*Task statement*: Would you return the run of lines that starts at the one with "Convert this chart" and ends at the one with "const leftTicks = [0, 0.1, 0.2, 0.3, 0.4, 0.5];", ends included, exactly as written and without the images?

[Charts and diagrams as code]

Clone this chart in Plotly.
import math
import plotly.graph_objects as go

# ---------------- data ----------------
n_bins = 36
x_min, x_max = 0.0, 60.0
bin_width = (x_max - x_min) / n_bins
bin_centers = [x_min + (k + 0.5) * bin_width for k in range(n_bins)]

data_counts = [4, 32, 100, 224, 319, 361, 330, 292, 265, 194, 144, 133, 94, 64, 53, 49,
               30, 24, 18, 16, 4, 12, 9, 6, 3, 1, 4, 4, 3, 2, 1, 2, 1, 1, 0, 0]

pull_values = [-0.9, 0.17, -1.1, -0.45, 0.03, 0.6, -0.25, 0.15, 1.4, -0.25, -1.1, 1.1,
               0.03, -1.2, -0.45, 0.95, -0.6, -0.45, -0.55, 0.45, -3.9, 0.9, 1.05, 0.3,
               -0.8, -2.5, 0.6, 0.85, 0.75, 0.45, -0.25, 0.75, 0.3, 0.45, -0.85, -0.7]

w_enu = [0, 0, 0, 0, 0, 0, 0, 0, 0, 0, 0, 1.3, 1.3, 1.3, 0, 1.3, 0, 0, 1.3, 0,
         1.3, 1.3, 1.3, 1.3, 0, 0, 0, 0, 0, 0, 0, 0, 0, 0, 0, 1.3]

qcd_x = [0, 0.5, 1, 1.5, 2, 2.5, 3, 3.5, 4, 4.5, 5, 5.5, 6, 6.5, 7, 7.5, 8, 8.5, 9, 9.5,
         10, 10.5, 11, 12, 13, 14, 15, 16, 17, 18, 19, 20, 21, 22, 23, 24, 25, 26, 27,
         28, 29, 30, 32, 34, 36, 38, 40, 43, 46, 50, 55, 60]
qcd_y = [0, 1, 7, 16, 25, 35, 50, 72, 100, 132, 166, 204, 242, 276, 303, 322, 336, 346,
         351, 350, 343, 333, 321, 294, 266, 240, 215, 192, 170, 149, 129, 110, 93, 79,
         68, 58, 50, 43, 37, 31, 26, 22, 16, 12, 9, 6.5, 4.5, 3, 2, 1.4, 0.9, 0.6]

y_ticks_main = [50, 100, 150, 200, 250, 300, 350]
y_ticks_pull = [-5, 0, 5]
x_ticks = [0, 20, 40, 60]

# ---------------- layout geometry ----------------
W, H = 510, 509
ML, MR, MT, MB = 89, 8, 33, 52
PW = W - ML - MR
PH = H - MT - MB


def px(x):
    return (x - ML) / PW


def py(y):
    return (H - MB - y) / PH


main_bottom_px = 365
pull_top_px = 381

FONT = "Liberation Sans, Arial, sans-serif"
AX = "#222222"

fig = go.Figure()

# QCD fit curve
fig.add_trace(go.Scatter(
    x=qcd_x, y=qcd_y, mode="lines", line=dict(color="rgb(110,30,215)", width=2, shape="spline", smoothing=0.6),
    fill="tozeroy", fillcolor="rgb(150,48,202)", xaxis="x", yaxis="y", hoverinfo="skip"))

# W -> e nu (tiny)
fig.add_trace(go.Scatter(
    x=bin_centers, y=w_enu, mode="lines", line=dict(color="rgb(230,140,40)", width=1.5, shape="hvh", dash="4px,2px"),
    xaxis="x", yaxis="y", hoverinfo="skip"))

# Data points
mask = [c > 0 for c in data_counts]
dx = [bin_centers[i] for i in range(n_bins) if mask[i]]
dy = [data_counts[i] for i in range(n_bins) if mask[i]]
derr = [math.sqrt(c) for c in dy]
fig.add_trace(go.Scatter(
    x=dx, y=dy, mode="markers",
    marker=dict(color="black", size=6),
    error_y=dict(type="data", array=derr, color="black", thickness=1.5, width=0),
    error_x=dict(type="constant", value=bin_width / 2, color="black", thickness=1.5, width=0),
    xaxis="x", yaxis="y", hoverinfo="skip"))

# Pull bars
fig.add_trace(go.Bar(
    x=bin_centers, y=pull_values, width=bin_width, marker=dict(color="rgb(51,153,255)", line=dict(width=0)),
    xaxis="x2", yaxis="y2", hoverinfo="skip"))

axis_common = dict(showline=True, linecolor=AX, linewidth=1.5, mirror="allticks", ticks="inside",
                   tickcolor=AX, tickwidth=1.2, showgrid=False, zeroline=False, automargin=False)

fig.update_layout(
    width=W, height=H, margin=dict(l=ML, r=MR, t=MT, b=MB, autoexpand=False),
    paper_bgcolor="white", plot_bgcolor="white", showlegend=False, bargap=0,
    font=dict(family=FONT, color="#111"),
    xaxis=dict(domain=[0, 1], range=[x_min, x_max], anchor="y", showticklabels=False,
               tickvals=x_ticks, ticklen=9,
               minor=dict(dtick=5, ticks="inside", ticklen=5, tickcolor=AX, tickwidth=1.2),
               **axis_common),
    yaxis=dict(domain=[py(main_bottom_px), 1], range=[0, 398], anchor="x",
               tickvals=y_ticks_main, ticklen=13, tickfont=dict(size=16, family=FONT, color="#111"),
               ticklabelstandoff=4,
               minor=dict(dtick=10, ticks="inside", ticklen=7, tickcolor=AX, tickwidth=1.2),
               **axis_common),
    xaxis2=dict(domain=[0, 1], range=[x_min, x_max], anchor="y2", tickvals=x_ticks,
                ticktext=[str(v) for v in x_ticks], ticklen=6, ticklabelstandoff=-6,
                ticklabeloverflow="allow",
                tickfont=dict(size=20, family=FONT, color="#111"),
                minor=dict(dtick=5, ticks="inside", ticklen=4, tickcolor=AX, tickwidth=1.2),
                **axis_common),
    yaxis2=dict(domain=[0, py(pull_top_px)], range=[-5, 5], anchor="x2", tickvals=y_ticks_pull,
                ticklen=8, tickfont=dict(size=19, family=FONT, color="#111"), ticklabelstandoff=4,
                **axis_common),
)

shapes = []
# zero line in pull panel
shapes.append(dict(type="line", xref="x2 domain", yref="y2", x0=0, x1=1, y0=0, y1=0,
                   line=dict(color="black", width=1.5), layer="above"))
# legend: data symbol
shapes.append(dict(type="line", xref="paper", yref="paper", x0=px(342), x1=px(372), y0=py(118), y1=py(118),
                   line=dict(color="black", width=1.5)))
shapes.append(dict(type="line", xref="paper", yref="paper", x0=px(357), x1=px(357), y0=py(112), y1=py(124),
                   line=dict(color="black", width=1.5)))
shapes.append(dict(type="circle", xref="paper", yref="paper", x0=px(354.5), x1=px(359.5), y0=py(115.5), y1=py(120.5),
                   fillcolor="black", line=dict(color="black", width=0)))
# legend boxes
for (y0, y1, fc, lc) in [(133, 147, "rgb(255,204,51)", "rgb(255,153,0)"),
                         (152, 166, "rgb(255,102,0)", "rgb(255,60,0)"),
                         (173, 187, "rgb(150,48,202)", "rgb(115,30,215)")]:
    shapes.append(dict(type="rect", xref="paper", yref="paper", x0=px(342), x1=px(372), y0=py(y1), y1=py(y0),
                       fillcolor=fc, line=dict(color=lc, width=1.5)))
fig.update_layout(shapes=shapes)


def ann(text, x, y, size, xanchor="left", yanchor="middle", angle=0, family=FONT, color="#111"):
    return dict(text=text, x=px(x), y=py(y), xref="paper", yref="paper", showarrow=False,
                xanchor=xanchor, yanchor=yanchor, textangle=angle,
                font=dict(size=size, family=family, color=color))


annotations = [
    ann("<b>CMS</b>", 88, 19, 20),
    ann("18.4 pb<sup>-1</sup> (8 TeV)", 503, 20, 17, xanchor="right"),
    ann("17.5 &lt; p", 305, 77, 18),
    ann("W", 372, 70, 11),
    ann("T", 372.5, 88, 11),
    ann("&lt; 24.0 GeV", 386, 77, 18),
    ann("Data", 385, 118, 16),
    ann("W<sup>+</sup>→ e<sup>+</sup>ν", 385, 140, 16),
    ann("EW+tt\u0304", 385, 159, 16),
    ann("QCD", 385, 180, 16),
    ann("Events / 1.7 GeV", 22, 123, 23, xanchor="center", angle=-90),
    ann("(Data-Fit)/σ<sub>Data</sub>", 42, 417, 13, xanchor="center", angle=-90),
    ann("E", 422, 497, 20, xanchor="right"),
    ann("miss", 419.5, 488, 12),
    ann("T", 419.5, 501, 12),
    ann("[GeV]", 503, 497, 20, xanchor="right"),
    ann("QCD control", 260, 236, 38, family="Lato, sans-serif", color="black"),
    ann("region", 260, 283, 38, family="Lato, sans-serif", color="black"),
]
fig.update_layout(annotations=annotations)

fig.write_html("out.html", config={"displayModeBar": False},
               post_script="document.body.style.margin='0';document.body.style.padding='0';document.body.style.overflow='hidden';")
...
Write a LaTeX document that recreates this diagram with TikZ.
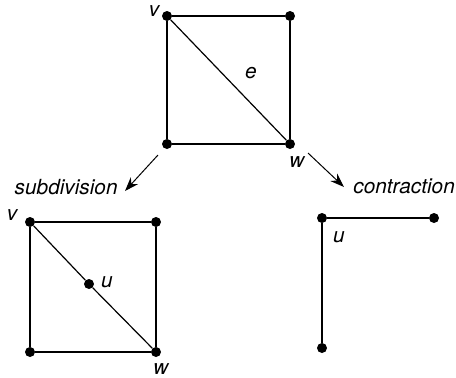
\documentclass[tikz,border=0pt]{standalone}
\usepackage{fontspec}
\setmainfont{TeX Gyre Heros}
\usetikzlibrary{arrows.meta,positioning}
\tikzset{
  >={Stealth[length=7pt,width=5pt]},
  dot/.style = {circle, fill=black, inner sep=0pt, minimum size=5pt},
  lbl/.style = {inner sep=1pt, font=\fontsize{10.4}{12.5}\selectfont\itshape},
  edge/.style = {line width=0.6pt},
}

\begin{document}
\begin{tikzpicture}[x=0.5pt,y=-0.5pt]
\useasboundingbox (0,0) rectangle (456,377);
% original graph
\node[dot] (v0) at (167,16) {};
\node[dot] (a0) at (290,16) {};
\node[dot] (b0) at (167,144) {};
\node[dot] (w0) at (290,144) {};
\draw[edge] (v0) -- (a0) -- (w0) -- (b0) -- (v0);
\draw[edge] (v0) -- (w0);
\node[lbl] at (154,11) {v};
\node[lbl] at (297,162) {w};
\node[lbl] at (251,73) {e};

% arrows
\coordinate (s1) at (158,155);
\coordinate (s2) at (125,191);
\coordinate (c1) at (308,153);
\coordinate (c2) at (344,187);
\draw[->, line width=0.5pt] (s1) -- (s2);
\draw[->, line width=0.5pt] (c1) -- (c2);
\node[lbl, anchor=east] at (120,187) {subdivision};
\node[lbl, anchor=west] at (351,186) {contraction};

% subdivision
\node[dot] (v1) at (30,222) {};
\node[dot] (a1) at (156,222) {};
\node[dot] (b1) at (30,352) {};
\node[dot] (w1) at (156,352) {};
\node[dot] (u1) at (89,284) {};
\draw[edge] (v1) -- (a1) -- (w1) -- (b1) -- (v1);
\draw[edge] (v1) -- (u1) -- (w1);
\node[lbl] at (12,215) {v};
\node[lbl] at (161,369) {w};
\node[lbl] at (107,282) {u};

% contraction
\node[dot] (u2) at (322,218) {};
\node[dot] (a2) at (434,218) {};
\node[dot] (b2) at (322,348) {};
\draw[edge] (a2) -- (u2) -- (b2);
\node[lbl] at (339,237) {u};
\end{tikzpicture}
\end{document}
...
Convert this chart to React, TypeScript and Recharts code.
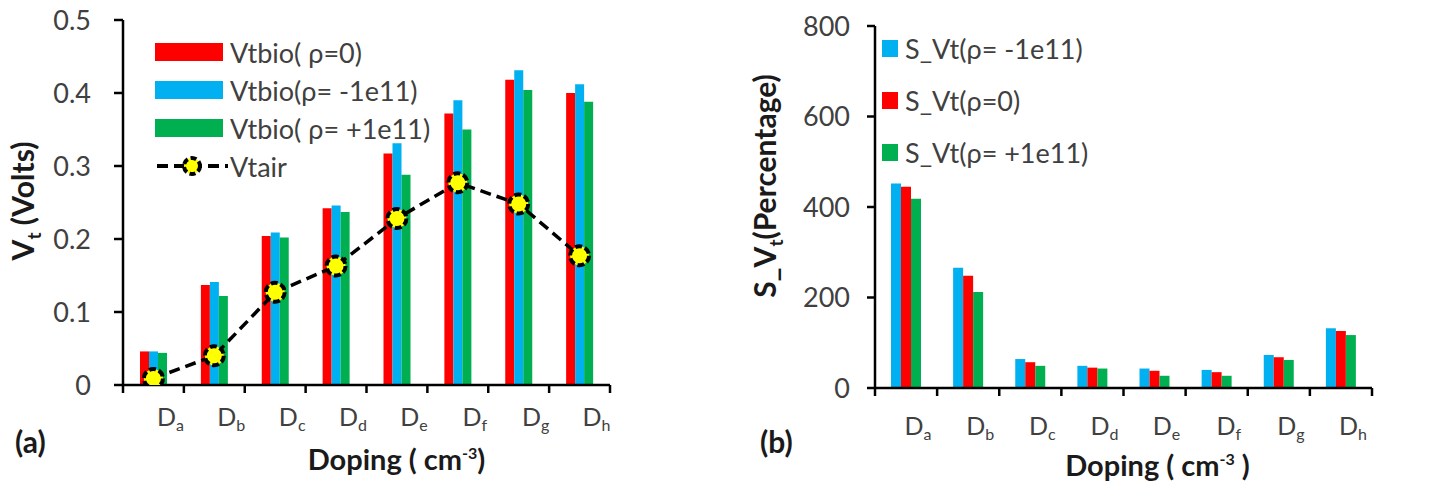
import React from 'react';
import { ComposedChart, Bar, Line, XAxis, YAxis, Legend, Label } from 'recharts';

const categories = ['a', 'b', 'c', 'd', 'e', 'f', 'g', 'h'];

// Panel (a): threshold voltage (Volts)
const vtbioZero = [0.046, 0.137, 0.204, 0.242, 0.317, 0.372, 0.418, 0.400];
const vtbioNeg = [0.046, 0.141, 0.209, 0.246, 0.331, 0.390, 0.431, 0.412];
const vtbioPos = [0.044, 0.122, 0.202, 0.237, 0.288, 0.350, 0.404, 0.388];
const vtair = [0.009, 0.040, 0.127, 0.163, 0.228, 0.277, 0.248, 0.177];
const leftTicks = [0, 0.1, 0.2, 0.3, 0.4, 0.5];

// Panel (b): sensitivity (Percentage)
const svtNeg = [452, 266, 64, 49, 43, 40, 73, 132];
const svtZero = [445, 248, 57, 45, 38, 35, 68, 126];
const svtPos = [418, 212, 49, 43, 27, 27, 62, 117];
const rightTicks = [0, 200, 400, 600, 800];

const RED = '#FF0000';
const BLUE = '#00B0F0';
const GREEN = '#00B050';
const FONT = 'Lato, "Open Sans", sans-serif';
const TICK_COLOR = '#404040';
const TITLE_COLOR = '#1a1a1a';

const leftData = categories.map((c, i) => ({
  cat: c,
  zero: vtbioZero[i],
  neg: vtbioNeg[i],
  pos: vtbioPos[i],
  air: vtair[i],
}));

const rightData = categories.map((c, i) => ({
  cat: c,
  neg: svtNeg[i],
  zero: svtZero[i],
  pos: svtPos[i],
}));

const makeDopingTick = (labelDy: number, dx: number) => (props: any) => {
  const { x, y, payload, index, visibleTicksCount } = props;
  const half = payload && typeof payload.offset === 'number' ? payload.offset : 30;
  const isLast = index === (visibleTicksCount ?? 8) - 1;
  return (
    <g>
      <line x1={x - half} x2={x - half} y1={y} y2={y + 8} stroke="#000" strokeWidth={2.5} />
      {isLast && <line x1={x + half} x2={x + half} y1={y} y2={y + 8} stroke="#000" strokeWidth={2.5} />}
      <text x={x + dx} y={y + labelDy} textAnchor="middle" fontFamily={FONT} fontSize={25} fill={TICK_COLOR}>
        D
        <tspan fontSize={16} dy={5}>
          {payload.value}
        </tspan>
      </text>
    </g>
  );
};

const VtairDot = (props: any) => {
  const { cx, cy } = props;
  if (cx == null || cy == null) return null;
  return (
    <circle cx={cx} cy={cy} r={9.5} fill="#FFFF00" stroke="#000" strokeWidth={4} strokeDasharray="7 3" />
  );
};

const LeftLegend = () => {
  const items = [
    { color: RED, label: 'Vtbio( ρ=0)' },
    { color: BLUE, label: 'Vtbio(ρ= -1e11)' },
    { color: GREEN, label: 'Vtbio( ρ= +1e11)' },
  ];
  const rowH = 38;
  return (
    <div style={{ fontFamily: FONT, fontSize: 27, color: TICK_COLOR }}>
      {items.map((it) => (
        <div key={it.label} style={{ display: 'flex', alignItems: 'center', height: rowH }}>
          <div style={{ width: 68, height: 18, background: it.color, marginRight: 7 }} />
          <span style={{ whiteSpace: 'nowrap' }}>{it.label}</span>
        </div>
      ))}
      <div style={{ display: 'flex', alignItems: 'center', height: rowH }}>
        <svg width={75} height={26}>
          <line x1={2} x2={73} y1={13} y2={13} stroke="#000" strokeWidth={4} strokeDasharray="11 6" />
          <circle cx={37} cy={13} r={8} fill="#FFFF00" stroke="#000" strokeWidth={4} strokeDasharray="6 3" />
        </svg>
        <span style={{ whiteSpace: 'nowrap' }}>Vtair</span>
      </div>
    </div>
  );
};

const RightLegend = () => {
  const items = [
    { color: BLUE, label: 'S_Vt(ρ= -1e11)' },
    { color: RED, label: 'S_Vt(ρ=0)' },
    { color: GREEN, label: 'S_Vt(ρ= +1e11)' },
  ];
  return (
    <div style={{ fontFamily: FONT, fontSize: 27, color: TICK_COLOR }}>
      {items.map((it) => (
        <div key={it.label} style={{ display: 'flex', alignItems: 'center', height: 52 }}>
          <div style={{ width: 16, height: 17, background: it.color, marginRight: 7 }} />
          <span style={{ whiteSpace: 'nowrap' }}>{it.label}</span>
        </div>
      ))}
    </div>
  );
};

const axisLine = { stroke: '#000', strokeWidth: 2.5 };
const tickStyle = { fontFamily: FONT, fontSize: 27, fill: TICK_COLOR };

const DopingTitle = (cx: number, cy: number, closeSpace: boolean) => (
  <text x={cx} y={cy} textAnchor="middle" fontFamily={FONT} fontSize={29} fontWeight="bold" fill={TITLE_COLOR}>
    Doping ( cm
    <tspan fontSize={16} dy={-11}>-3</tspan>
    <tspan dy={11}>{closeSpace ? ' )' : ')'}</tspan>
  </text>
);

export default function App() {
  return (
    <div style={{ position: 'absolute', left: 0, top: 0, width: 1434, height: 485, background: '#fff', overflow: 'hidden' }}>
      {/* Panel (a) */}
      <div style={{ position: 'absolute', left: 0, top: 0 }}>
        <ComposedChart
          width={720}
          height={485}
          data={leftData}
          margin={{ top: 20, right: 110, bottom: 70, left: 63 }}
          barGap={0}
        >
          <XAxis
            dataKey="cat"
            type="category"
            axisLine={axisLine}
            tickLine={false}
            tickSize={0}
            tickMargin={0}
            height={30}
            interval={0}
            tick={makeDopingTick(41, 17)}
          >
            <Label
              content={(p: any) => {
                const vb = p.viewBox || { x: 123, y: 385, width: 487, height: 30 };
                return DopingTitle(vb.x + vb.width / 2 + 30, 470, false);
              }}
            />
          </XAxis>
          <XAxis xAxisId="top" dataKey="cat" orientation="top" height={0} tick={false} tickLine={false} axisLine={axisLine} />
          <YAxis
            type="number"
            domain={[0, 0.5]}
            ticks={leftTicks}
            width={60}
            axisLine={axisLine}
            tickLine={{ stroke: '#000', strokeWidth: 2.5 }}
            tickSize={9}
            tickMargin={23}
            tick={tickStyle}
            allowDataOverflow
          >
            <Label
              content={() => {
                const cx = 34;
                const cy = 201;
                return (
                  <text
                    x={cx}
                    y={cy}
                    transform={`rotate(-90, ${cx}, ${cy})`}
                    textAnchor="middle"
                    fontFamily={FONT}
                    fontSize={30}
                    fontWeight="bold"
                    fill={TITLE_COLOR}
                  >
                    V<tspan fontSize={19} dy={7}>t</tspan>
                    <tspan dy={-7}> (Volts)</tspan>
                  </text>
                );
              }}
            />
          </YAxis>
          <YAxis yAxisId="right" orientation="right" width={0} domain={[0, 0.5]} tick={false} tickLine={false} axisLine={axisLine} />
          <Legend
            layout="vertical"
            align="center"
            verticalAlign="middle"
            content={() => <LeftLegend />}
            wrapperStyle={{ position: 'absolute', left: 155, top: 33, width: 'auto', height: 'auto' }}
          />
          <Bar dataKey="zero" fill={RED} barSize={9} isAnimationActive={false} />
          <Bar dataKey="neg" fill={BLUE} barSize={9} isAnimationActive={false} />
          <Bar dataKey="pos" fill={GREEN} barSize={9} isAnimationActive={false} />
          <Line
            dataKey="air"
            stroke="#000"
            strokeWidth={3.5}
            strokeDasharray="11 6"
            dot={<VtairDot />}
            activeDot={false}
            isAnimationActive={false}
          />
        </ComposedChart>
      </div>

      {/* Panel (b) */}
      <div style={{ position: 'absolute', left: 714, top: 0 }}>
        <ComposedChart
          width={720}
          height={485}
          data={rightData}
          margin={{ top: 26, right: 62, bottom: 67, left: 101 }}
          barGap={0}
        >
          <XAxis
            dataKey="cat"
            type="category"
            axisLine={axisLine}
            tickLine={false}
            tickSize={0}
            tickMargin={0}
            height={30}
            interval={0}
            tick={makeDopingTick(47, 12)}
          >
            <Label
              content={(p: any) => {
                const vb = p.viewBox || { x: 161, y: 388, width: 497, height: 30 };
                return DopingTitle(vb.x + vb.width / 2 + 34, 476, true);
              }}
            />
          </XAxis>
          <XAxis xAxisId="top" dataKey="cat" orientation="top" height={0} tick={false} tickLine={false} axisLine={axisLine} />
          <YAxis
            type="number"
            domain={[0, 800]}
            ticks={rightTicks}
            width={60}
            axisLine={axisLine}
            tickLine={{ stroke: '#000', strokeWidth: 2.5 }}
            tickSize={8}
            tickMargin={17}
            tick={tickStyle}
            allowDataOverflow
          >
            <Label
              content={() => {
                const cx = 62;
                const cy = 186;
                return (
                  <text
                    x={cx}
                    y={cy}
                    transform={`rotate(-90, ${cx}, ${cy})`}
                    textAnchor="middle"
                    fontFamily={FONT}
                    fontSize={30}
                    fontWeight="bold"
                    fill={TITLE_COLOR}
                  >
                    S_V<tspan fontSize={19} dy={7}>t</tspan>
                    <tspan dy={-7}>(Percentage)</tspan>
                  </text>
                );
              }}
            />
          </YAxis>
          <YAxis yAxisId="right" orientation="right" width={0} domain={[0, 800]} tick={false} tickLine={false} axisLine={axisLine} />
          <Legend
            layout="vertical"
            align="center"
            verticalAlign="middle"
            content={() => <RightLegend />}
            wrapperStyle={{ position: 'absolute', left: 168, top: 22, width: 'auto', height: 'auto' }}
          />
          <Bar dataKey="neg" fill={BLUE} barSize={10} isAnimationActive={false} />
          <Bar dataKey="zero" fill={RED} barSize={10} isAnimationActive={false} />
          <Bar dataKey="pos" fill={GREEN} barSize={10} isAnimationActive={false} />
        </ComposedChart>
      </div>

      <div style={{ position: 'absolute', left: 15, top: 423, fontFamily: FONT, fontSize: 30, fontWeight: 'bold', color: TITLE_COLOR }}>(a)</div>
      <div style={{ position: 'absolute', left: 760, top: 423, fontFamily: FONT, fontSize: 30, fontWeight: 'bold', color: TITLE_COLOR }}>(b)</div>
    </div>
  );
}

*Full solution*:
Convert this chart to React, TypeScript and Recharts code.
import React from 'react';
import { ComposedChart, Bar, Line, XAxis, YAxis, Legend, Label } from 'recharts';

const categories = ['a', 'b', 'c', 'd', 'e', 'f', 'g', 'h'];

// Panel (a): threshold voltage (Volts)
const vtbioZero = [0.046, 0.137, 0.204, 0.242, 0.317, 0.372, 0.418, 0.400];
const vtbioNeg = [0.046, 0.141, 0.209, 0.246, 0.331, 0.390, 0.431, 0.412];
const vtbioPos = [0.044, 0.122, 0.202, 0.237, 0.288, 0.350, 0.404, 0.388];
const vtair = [0.009, 0.040, 0.127, 0.163, 0.228, 0.277, 0.248, 0.177];
const leftTicks = [0, 0.1, 0.2, 0.3, 0.4, 0.5];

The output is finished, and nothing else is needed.